WHAT IS REQUIRED: Give an exact transcription of every line, dropping the images.

-------- INFORMATION SHOWN --------

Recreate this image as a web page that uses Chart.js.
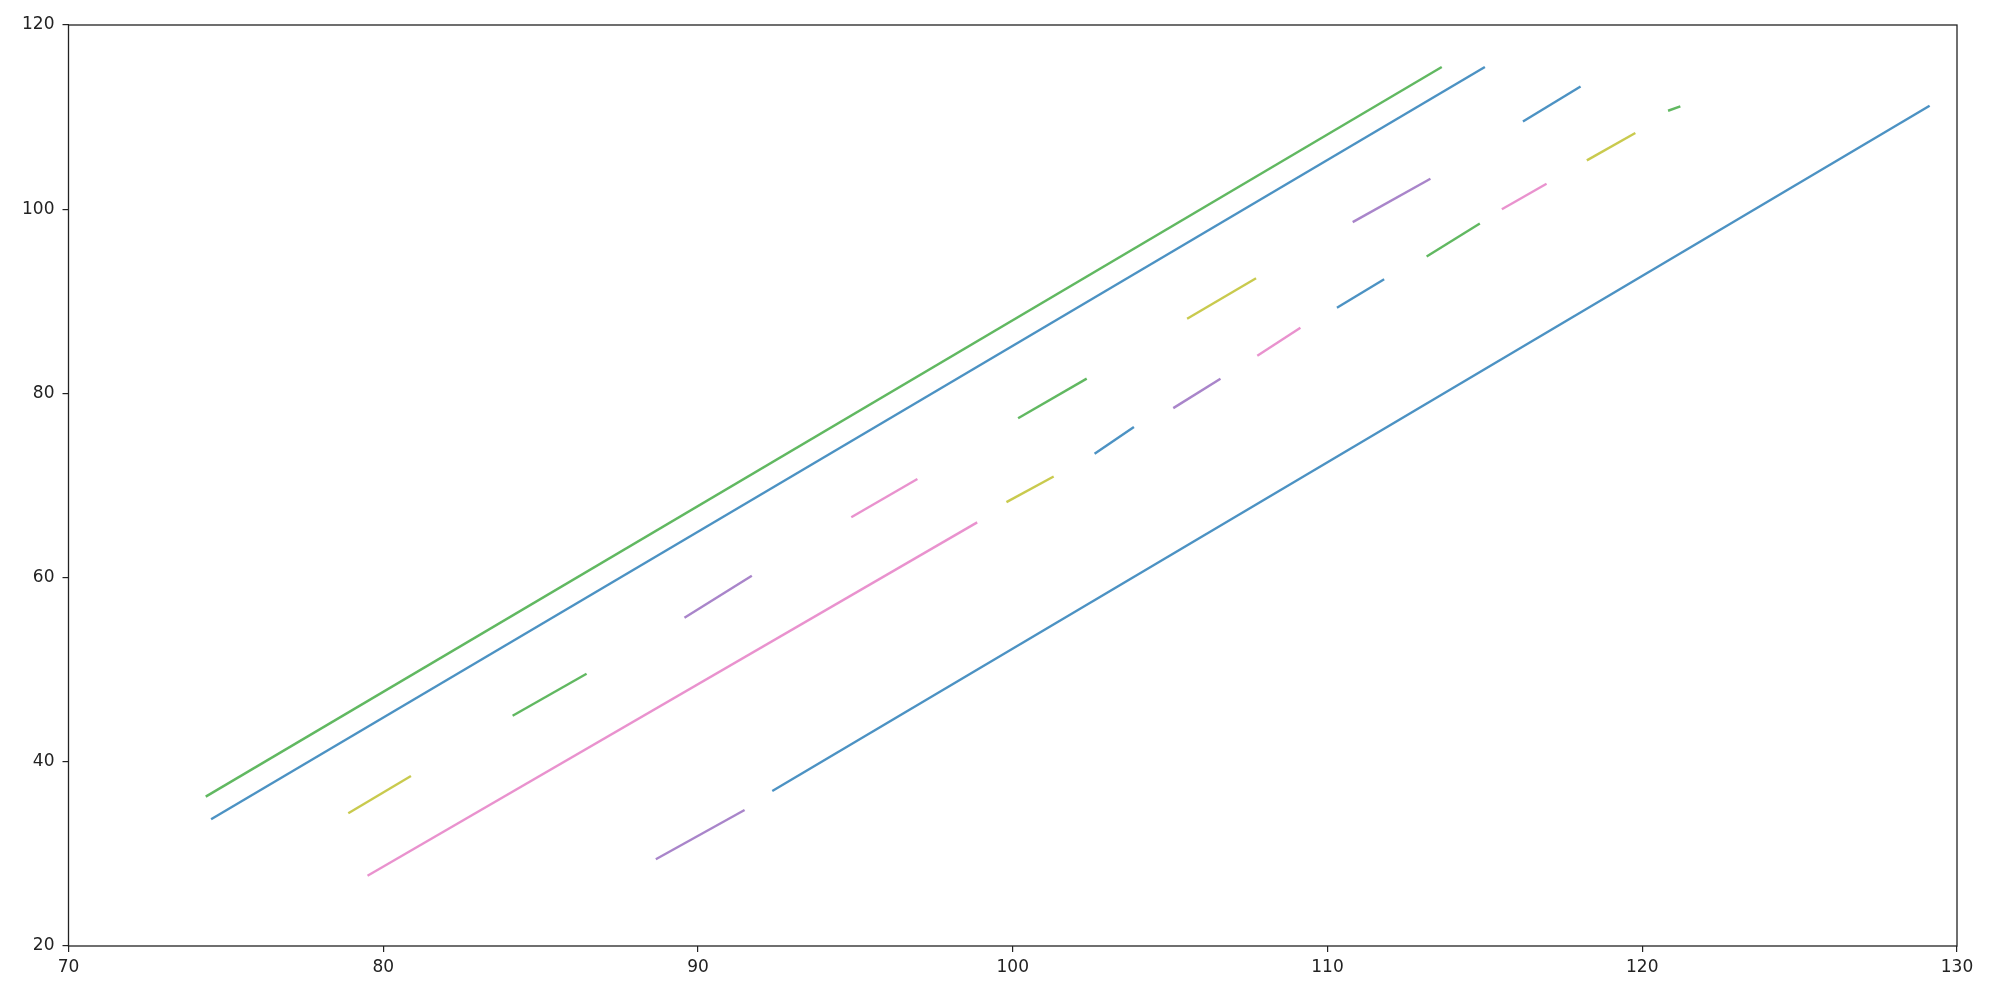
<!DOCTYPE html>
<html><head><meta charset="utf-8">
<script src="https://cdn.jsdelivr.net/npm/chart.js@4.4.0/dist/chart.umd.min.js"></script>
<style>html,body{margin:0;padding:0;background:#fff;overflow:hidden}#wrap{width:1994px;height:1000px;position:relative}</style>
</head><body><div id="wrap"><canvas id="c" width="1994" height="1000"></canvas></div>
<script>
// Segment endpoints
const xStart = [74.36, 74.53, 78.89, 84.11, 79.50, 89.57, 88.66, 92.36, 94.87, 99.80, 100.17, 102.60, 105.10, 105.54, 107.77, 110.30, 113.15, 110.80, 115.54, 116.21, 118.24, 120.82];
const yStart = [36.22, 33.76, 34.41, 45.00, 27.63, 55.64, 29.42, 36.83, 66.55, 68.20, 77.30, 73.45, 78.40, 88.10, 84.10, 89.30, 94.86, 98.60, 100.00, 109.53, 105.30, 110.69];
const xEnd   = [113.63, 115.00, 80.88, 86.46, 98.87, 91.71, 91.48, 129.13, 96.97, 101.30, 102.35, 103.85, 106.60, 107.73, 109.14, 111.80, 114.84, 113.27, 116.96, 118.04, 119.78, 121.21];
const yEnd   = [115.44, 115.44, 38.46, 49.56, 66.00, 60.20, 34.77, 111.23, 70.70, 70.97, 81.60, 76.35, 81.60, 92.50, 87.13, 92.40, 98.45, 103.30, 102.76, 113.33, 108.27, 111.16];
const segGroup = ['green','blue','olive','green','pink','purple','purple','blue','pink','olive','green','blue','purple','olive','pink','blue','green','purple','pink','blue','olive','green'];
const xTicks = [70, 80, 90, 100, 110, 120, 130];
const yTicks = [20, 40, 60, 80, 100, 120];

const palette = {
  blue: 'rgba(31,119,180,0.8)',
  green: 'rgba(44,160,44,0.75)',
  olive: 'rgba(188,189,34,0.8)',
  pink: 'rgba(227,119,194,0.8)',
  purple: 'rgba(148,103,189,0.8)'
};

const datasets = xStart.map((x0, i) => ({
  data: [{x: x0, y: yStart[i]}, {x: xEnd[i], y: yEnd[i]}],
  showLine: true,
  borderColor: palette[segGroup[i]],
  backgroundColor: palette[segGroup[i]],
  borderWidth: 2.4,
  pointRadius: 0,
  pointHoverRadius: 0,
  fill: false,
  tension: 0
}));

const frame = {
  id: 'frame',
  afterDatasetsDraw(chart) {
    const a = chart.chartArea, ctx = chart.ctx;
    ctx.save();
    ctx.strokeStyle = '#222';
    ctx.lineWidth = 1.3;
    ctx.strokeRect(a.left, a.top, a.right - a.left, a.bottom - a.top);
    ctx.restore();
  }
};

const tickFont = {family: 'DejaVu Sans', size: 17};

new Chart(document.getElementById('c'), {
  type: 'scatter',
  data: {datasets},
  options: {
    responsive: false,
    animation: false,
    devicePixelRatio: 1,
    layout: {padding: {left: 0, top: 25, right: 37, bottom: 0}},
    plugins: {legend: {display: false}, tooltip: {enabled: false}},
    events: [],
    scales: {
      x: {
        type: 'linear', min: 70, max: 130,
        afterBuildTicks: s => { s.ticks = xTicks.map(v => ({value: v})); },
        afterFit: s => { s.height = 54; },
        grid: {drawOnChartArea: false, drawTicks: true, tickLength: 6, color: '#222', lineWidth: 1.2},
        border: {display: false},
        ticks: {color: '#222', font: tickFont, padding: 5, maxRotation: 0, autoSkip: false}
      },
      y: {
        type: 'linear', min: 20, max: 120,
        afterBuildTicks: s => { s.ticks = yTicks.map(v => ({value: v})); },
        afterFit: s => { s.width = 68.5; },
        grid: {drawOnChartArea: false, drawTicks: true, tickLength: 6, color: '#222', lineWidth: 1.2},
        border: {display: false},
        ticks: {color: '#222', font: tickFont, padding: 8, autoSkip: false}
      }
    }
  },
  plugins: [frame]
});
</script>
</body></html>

--------

SOLUTION TO THIS TASK:
Recreate this image as a web page that uses Chart.js.
<!DOCTYPE html>
<html><head><meta charset="utf-8">
<script src="https://cdn.jsdelivr.net/npm/chart.js@4.4.0/dist/chart.umd.min.js"></script>
<style>html,body{margin:0;padding:0;background:#fff;overflow:hidden}#wrap{width:1994px;height:1000px;position:relative}</style>
</head><body><div id="wrap"><canvas id="c" width="1994" height="1000"></canvas></div>
<script>
// Segment endpoints
const xStart = [74.36, 74.53, 78.89, 84.11, 79.50, 89.57, 88.66, 92.36, 94.87, 99.80, 100.17, 102.60, 105.10, 105.54, 107.77, 110.30, 113.15, 110.80, 115.54, 116.21, 118.24, 120.82];
const yStart = [36.22, 33.76, 34.41, 45.00, 27.63, 55.64, 29.42, 36.83, 66.55, 68.20, 77.30, 73.45, 78.40, 88.10, 84.10, 89.30, 94.86, 98.60, 100.00, 109.53, 105.30, 110.69];
const xEnd   = [113.63, 115.00, 80.88, 86.46, 98.87, 91.71, 91.48, 129.13, 96.97, 101.30, 102.35, 103.85, 106.60, 107.73, 109.14, 111.80, 114.84, 113.27, 116.96, 118.04, 119.78, 121.21];
const yEnd   = [115.44, 115.44, 38.46, 49.56, 66.00, 60.20, 34.77, 111.23, 70.70, 70.97, 81.60, 76.35, 81.60, 92.50, 87.13, 92.40, 98.45, 103.30, 102.76, 113.33, 108.27, 111.16];
const segGroup = ['green','blue','olive','green','pink','purple','purple','blue','pink','olive','green','blue','purple','olive','pink','blue','green','purple','pink','blue','olive','green'];
const xTicks = [70, 80, 90, 100, 110, 120, 130];
const yTicks = [20, 40, 60, 80, 100, 120];

const palette = {
  blue: 'rgba(31,119,180,0.8)',
  green: 'rgba(44,160,44,0.75)',
  olive: 'rgba(188,189,34,0.8)',
  pink: 'rgba(227,119,194,0.8)',
  purple: 'rgba(148,103,189,0.8)'
};

const datasets = xStart.map((x0, i) => ({
  data: [{x: x0, y: yStart[i]}, {x: xEnd[i], y: yEnd[i]}],
  showLine: true,
  borderColor: palette[segGroup[i]],
  backgroundColor: palette[segGroup[i]],
  borderWidth: 2.4,
  pointRadius: 0,
  pointHoverRadius: 0,
  fill: false,
  tension: 0
}));

const frame = {
  id: 'frame',
  afterDatasetsDraw(chart) {
    const a = chart.chartArea, ctx = chart.ctx;
    ctx.save();
    ctx.strokeStyle = '#222';
    ctx.lineWidth = 1.3;
    ctx.strokeRect(a.left, a.top, a.right - a.left, a.bottom - a.top);
    ctx.restore();
  }
};

const tickFont = {family: 'DejaVu Sans', size: 17};

new Chart(document.getElementById('c'), {
  type: 'scatter',
  data: {datasets},
  options: {
    responsive: false,
    animation: false,
    devicePixelRatio: 1,
    layout: {padding: {left: 0, top: 25, right: 37, bottom: 0}},
    plugins: {legend: {display: false}, tooltip: {enabled: false}},
    events: [],
    scales: {
      x: {
        type: 'linear', min: 70, max: 130,
        afterBuildTicks: s => { s.ticks = xTicks.map(v => ({value: v})); },
        afterFit: s => { s.height = 54; },
        grid: {drawOnChartArea: false, drawTicks: true, tickLength: 6, color: '#222', lineWidth: 1.2},
        border: {display: false},
        ticks: {color: '#222', font: tickFont, padding: 5, maxRotation: 0, autoSkip: false}
      },
      y: {
        type: 'linear', min: 20, max: 120,
        afterBuildTicks: s => { s.ticks = yTicks.map(v => ({value: v})); },
        afterFit: s => { s.width = 68.5; },
        grid: {drawOnChartArea: false, drawTicks: true, tickLength: 6, color: '#222', lineWidth: 1.2},
        border: {display: false},
        ticks: {color: '#222', font: tickFont, padding: 8, autoSkip: false}
      }
    }
  },
  plugins: [frame]
});
</script>
</body></html>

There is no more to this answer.